Ortaöğretim çağındaki çocuğa empati duygusu telkin edildiği takdirde karşı cinse olan ilgi ve davranışlarını kontrol edebilir. Karşı cinse karşı göstereceği davranışın aile bireylerinden birine başkalarının göstermesi halinde hoşuna gidip gitmeyeceği ve ne tepki vereceğini düşündüğü takdirde olumlu ve mantıklı davranışta bulunacaktır.

Ayrıca aile, çocuğa yargılayıcı ve suçlayıcı bir yaklaşımda bulunursa çocuk kendini savunmak için ya yalan söyleyecek veya ailesiyle çatışmacı bir davranışta bulunacaktır. Suçlamak ve yargılamak yerine anlayarak, güvenerek ve güven vererek onu dinlemeli ve yardımcı olmalıdır. Hatta ona bazı sorumluluklar vererek özgüveni geliştirilmeli, kendisiyle ilgili doğru kararlar almasında desteklenmelidir.

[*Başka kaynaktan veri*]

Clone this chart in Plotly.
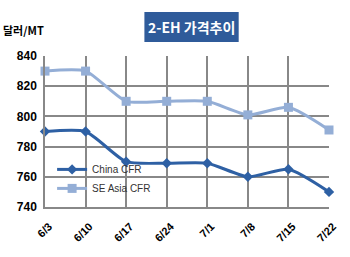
import plotly.graph_objects as go

dates = ["6/3", "6/10", "6/17", "6/24", "7/1", "7/8", "7/15", "7/22"]
china = [790, 790, 770, 769, 769, 760, 765, 750]
se_asia = [830, 830, 810, 810, 810, 801, 806, 791]
y_ticks = [740, 760, 780, 800, 820, 840]

fig = go.Figure()
fig.add_trace(go.Scatter(
    x=list(range(len(dates))), y=china, name="China CFR",
    mode="lines+markers", line=dict(color="#2E60A4", width=3, shape="spline", smoothing=0.6),
    marker=dict(symbol="diamond", size=8, color="#2E60A4"), cliponaxis=False))
fig.add_trace(go.Scatter(
    x=list(range(len(dates))), y=se_asia, name="SE Asia CFR",
    mode="lines+markers", line=dict(color="#94AED6", width=3, shape="spline", smoothing=0.6),
    marker=dict(symbol="square", size=9, color="#94AED6"), cliponaxis=False))

fig.update_layout(
    width=350, height=257,
    margin=dict(l=45, r=19, t=56, b=50),
    paper_bgcolor="white", plot_bgcolor="white",
    font=dict(family="Liberation Sans, Arial, sans-serif", color="#000000"),
    showlegend=True,
    legend=dict(x=0.025, y=0.345, xanchor="left", yanchor="top", bgcolor="rgba(0,0,0,0)",
                font=dict(size=10, color="#333333"), tracegroupgap=0, itemwidth=30),
    xaxis=dict(range=[0, 7], tickmode="array", tickvals=list(range(len(dates))), ticktext=dates,
               tickangle=-45, showgrid=True, gridcolor="#888888", gridwidth=1.5,
               showline=True, linecolor="#888888", linewidth=1.5, zeroline=False,
               tickfont=dict(size=11, weight="bold"), ticks="",
               ticklabelstandoff=7, ticklabelshift=4),
    yaxis=dict(range=[740, 840], tickmode="array", tickvals=y_ticks,
               showgrid=True, gridcolor="#888888", gridwidth=1.5,
               showline=True, linecolor="#888888", linewidth=1.5, zeroline=False,
               tickfont=dict(size=12, weight="bold"), ticks="", ticklabelstandoff=4),
    shapes=[dict(type="rect", xref="paper", yref="paper", x0=0.35, x1=0.682,
                 y0=1.093, y1=1.291, fillcolor="#2F5B9A", line=dict(width=0))],
    annotations=[
        dict(text="2-EH 가격추이", xref="paper", yref="paper", x=0.516, y=1.192,
             xanchor="center", yanchor="middle", showarrow=False,
             font=dict(family="Noto Sans CJK KR", size=14, color="white", weight="bold")),
        dict(text="달러/MT", xref="paper", yref="paper", x=-0.155, y=1.17,
             xanchor="left", yanchor="middle", showarrow=False,
             font=dict(family="Noto Sans CJK KR", size=11, color="black", weight="bold")),
    ],
)

fig.write_html("out.html")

Bu dönemde bedensel ve cinsel gelişim ve değişimlerle ile ilgili bilgiler, gerekirse aile doktoru tarafından çocuğa verdirilebilir. Sınır eğitimi, kendini, mahremiyet sınırlarını koruma, başkalarının mahremiyet sınırlarına saygılı olma, mahremiyetlerinin ihlali durumunda kimlerden yardım isteyebilecekleri konusunda eğitilmelidirler.